The runway at the Reed Krakoff show was a circuitous maze in an all-white room, through which models had to walk a complicated route, often crossing paths and barely avoiding collisions. But the clothes they wore weren't complicated. Minimalistic ease was represented to maximum effect.
The season's fave new colors (yellow and orange) were in abundance, anchored by pieces in nude, black and white. Many dresses had a drop waist, as did jackets shown over skirts. A bit Prada fall 2011? Maybe, but that's where the similarity ended. The overall result was the body as a column; look elsewhere this season if you want body con or a bit of cleavage. Many of the dresses and separates were done in a "cellophane" finish that gave them a fine sheen and an illusion of sparkle--and also proved that simple does not need to be boring. The last looks were done in black and white, and a double layered jacket had me drooling.
I have to admit that I wanted this collection. I don't like a lot of frippery, and this line was simple, yet rendered in gorgeous fabrics and colors. The only pieces that didn't speak to me were the Reed Audobon print pieces (no one wants to be left out of the print party this season), which featured an enlarged bird print that would have been better in the abstract.
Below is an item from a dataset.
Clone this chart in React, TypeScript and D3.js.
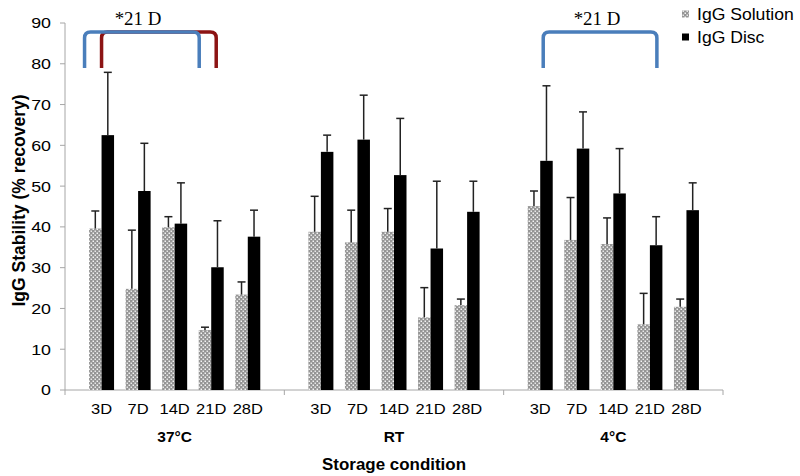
import React from "react";
import * as d3 from "d3";

const groups = ["37°C", "RT", "4°C"];
const categories = ["3D", "7D", "14D", "21D", "28D"];
const seriesNames = ["IgG Solution", "IgG Disc"];

// means per group (rows) per category (cols)
const solutionMeans = [
  [39.6, 24.8, 39.9, 14.7, 23.4],
  [38.8, 36.2, 38.8, 17.8, 20.8],
  [45.1, 36.8, 35.8, 16.1, 20.4],
];
const solutionErrors = [
  [4.3, 14.4, 2.6, 0.7, 3.1],
  [8.7, 7.9, 5.7, 7.3, 1.5],
  [3.7, 10.4, 6.4, 7.6, 1.9],
];
const discMeans = [
  [62.5, 48.8, 40.8, 30.1, 37.6],
  [58.4, 61.4, 52.7, 34.7, 43.7],
  [56.2, 59.2, 48.2, 35.5, 44.1],
];
const discErrors = [
  [15.4, 11.7, 10.0, 11.4, 6.5],
  [4.1, 10.9, 13.9, 16.5, 7.5],
  [18.4, 9.0, 11.0, 7.0, 6.7],
];
const yTicks = [0, 10, 20, 30, 40, 50, 60, 70, 80, 90];

const W = 800;
const H = 476;
const M = { left: 65, right: 723, top: 23, bottom: 390 };
const SANS = "'Liberation Sans', Arial, sans-serif";
const SERIF = "'Liberation Serif', 'DejaVu Serif', serif";

function SText(props: {
  x: number;
  y: number;
  sx?: number;
  anchor?: string;
  size: number;
  bold?: boolean;
  family?: string;
  children: React.ReactNode;
}) {
  const { x, y, sx = 1.1, anchor = "middle", size, bold, family = SANS, children } = props;
  return (
    <g transform={`translate(${x},${y}) scale(${sx},1)`}>
      <text
        x={0}
        y={0}
        dy="0.35em"
        textAnchor={anchor as any}
        fontFamily={family}
        fontSize={size}
        fontWeight={bold ? "bold" : "normal"}
        fill="#000"
      >
        {children}
      </text>
    </g>
  );
}

export default function App() {
  const x0 = d3.scaleBand<string>().domain(groups).range([M.left, M.right]).padding(0);
  const x1 = d3
    .scaleBand<string>()
    .domain(categories)
    .range([0, x0.bandwidth()])
    .paddingInner(0)
    .paddingOuter(0.5);
  const y = d3.scaleLinear().domain([0, 90]).range([M.bottom, M.top]);
  const barW = 12.5;
  const xs = d3.scaleBand<string>().domain(seriesNames).range([-barW, barW]);

  const catCenter = (g: string, c: string) =>
    (x0(g) as number) + (x1(c) as number) + x1.bandwidth() / 2;

  const bars: any[] = [];
  groups.forEach((g, gi) => {
    categories.forEach((c, ci) => {
      const cx = catCenter(g, c);
      [
        { s: seriesNames[0], v: solutionMeans[gi][ci], e: solutionErrors[gi][ci] },
        { s: seriesNames[1], v: discMeans[gi][ci], e: discErrors[gi][ci] },
      ].forEach((d) => {
        bars.push({ key: `${g}-${c}-${d.s}`, x: cx + (xs(d.s) as number), w: xs.bandwidth(), ...d });
      });
    });
  });

  const bracket = (x1p: number, x2p: number, yTop: number, yBot: number) => {
    const r = 6;
    return `M${x1p},${yBot} L${x1p},${yTop + r} Q${x1p},${yTop} ${x1p + r},${yTop} L${x2p - r},${yTop} Q${x2p},${yTop} ${x2p},${yTop + r} L${x2p},${yBot}`;
  };
  const bTop = 32;
  const bBot = 68;
  const blue = "#4a7ebb";
  const red = "#8c1414";

  const gridTicks = [M.left, ...groups.map((g) => (x0(g) as number) + x0.bandwidth())];

  return (
    <svg width={W} height={H} style={{ position: "fixed", left: 0, top: 0, background: "#fff" }}>
      <defs>
        <pattern id="dots" width="4" height="4" patternUnits="userSpaceOnUse">
          <rect width="4" height="4" fill="#959595" />
          <rect x="0.5" y="0.5" width="1.5" height="1.5" fill="#f4f4f4" />
          <rect x="2.5" y="2.5" width="1.5" height="1.5" fill="#e8e8e8" />
        </pattern>
      </defs>
      <rect width={W} height={H} fill="#fff" />

      {/* y axis */}
      <line x1={M.left} x2={M.left} y1={M.top} y2={M.bottom} stroke="#a6a6a6" strokeWidth={1} />
      {yTicks.map((t) => (
        <g key={t}>
          <line x1={M.left - 5} x2={M.left} y1={y(t)} y2={y(t)} stroke="#a6a6a6" />
          <SText x={51} y={y(t)} anchor="end" size={15.5} sx={1.15}>
            {t}
          </SText>
        </g>
      ))}
      {/* x axis */}
      <line x1={M.left} x2={M.right} y1={M.bottom} y2={M.bottom} stroke="#a6a6a6" />
      {gridTicks.map((t, i) => (
        <line key={i} x1={t} x2={t} y1={M.bottom} y2={M.bottom + 5} stroke="#a6a6a6" />
      ))}

      {/* bars */}
      {bars.map((b) => (
        <rect
          key={b.key}
          x={b.x}
          y={y(b.v)}
          width={b.w}
          height={y(0) - y(b.v)}
          fill={b.s === seriesNames[0] ? "url(#dots)" : "#000"}
        />
      ))}
      {/* error bars */}
      {bars.map((b) => {
        const cx = b.x + b.w / 2;
        return (
          <g key={"e" + b.key} stroke="#222" strokeWidth={1.5}>
            <line x1={cx} x2={cx} y1={y(b.v)} y2={y(b.v + b.e)} />
            <line x1={cx - 4} x2={cx + 4} y1={y(b.v + b.e)} y2={y(b.v + b.e)} />
          </g>
        );
      })}

      {/* category labels */}
      {groups.map((g) =>
        categories.map((c) => (
          <SText key={g + c} x={catCenter(g, c)} y={409} size={15} sx={1.1}>
            {c}
          </SText>
        ))
      )}
      {groups.map((g) => (
        <SText key={g} x={(x0(g) as number) + x0.bandwidth() / 2} y={437} size={15.5} sx={1.0} bold>
          {g}
        </SText>
      ))}
      <SText x={(M.left + M.right) / 2} y={464} size={16} sx={1.06} bold>
        Storage condition
      </SText>
      <text
        transform={`translate(19,${(M.top + M.bottom) / 2 - 6}) rotate(-90)`}
        textAnchor="middle"
        dy="0.35em"
        fontFamily={SANS}
        fontSize={17.5}
        fontWeight="bold"
      >
        IgG Stability (% recovery)
      </text>

      {/* brackets */}
      <path
        d={bracket(catCenter(groups[0], "3D"), catCenter(groups[0], "21D") + 5, bTop, bBot)}
        fill="none"
        stroke={red}
        strokeWidth={3.5}
      />
      <path
        d={bracket(catCenter(groups[0], "3D") - 17, catCenter(groups[0], "21D") - 12, bTop, bBot)}
        fill="none"
        stroke={blue}
        strokeWidth={3.5}
      />
      <SText x={138} y={19} size={18} sx={1.05} family={SERIF}>
        *21 D
      </SText>
      <path
        d={bracket(catCenter(groups[2], "3D") + 3, catCenter(groups[2], "21D") + 7, bTop, bBot)}
        fill="none"
        stroke={blue}
        strokeWidth={3.5}
      />
      <SText x={597} y={19} size={18} sx={1.05} family={SERIF}>
        *21 D
      </SText>

      {/* legend */}
      {seriesNames.map((s, i) => (
        <g key={s}>
          <rect x={682} y={14 + i * 23 - 3.5} width={7} height={7} fill={i === 0 ? "url(#dots)" : "#000"} />
          <SText x={697} y={14 + i * 23} anchor="start" size={16} sx={1.1}>
            {s}
          </SText>
        </g>
      ))}
    </svg>
  );
}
But if you don't mind an avian eyeball in the middle of your sternum, you may love the print.
Yellow and orange ladylike python handbags stood out in the accessories department, an area in which Krakoff is obviously well-suited, thanks to his ongoing tenure at Coach, a brand that knows a thing or two about accessories.
Krakoff gets better and better each season, and I'm looking forward to seeing how he evolves.